Bu durumun başlıca nedenleri, kızartılmış ürünlere yönelik farklı tüketim alışkanlıkları ile kızartılmış ürün hazırlamada yararlanılan yöntem ve alt yapı farklılıklarıdır. Örneğin batı toplumlarında kızartılmış ürünlerin sıcak olarak tüketilmesi, genel bir tercih ve alışkanlık olarak ortaya çıkarken, Türkiye gibi damak ve görünüş zevkinin daha bir ağırlık kazandığı karakteristik ülke mutfaklarında, kızartılmış ürünlerin çoğunlukla soğuk yemekler kapsamında sofralarda yer almaktadır. Ayrıca özellikle Akdeniz mutfaklarında olduğu gibi, kızartılmış gıdaların ve özellikle sebzelerin soğuk olarak tüketildikleri göz önüne alındığında, kızartma yağı olarak kullanılacak yağların oksidatif kararlılığı kadar, donmaya da kristalizasyon sıcaklıklarının da büyük önem taşıdığı anlaşılır. Çünkü kızartılmış bir gıdanın üzerinde, tüketiciye sunulduğu sıcaklık derecesine bağlı olarak, kıvamlı ya da donmuş yağ partiküllerinin bulunması şüphesiz tüketici açısından itici olmaktadır.

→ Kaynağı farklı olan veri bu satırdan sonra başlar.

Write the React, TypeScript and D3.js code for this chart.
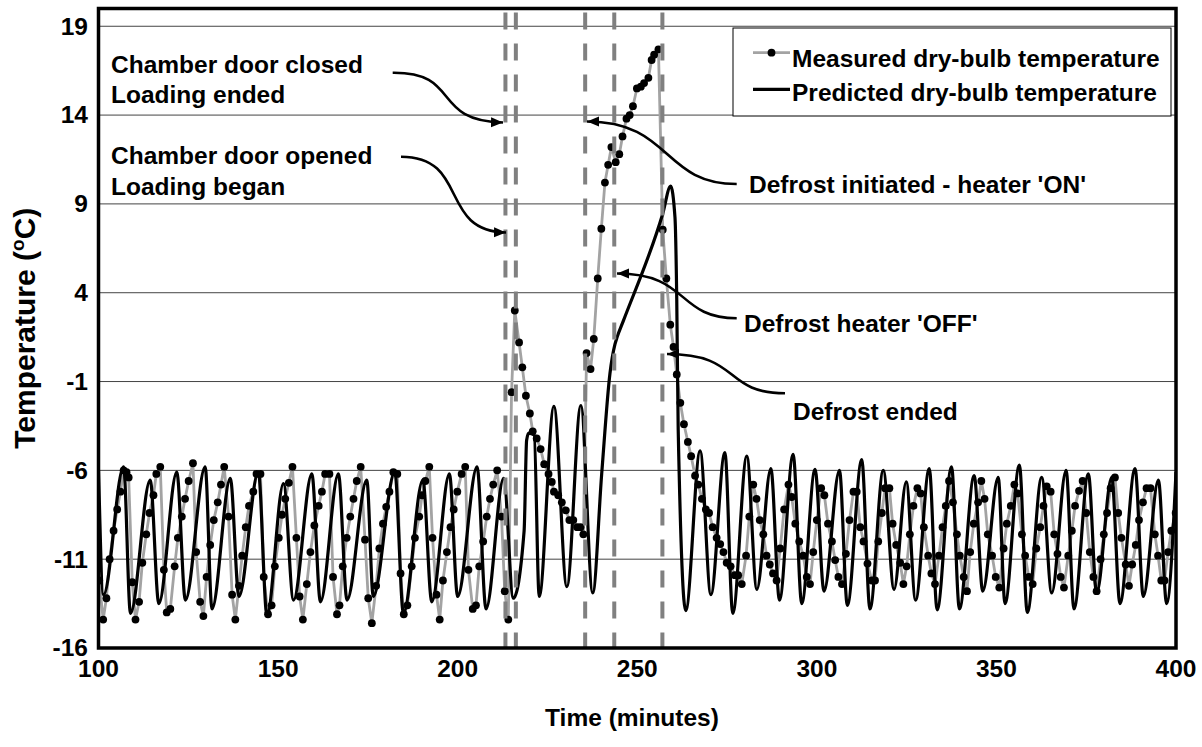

Akdeniz mutfaklarında kızartılmış sebzelerin servis edilme sıcaklığı, buzdolabı koşullarından (+5°C) oda sıcaklığı koşullarına (+20°C) kadar değişen bir sıcaklık yelpazesi gösterebilmektedir. Bu uygulamaya koşut olarak da, bu tip mutfaklarda kızartma yağı olarak kullanılacak yağların, daha düşük sıcaklık derecelerinde katı bir kıvam gösterseler dahi, +5°C’’en başlayarak, katı yağ oranlarının sıfır veya sıfıra çok yakın bir değere sahip olması gerekir. Özellikle içerdikleri katı yağ oranları yönünden değinilen nitelikteki yağları üretmek için sıvı yağlarla katı yağları paçallamak oksidatif kararlık yönünden olumlu olmanın yanında, kolay bir üretim yöntemi olarak düşünülse de yağın kristal yapısı yönünden irdeleme yapıldığında; sağlanan oksidatif kararlık kadar başarılı olduğu söylenemez. Çünkü; paçallama yolu ile üretilen kızartma yağlarında karşımızda yer alan sıvı yağlara ait çok doymamış karakterdeki tripliseritlerin sıcaklık ve hava oksijenine karşı gösterdikleri duyarlık değişmemektedir. Paçallarda düşük derecelerde görülen kristal oluşturmada baskın nitelik açısından; doymuş trigliserit miktarının düşürülüp doymamış yapıdaki tripliserit miktarının arttırılması ile yağa daha özgün bir yapı kazandırılmaktadır.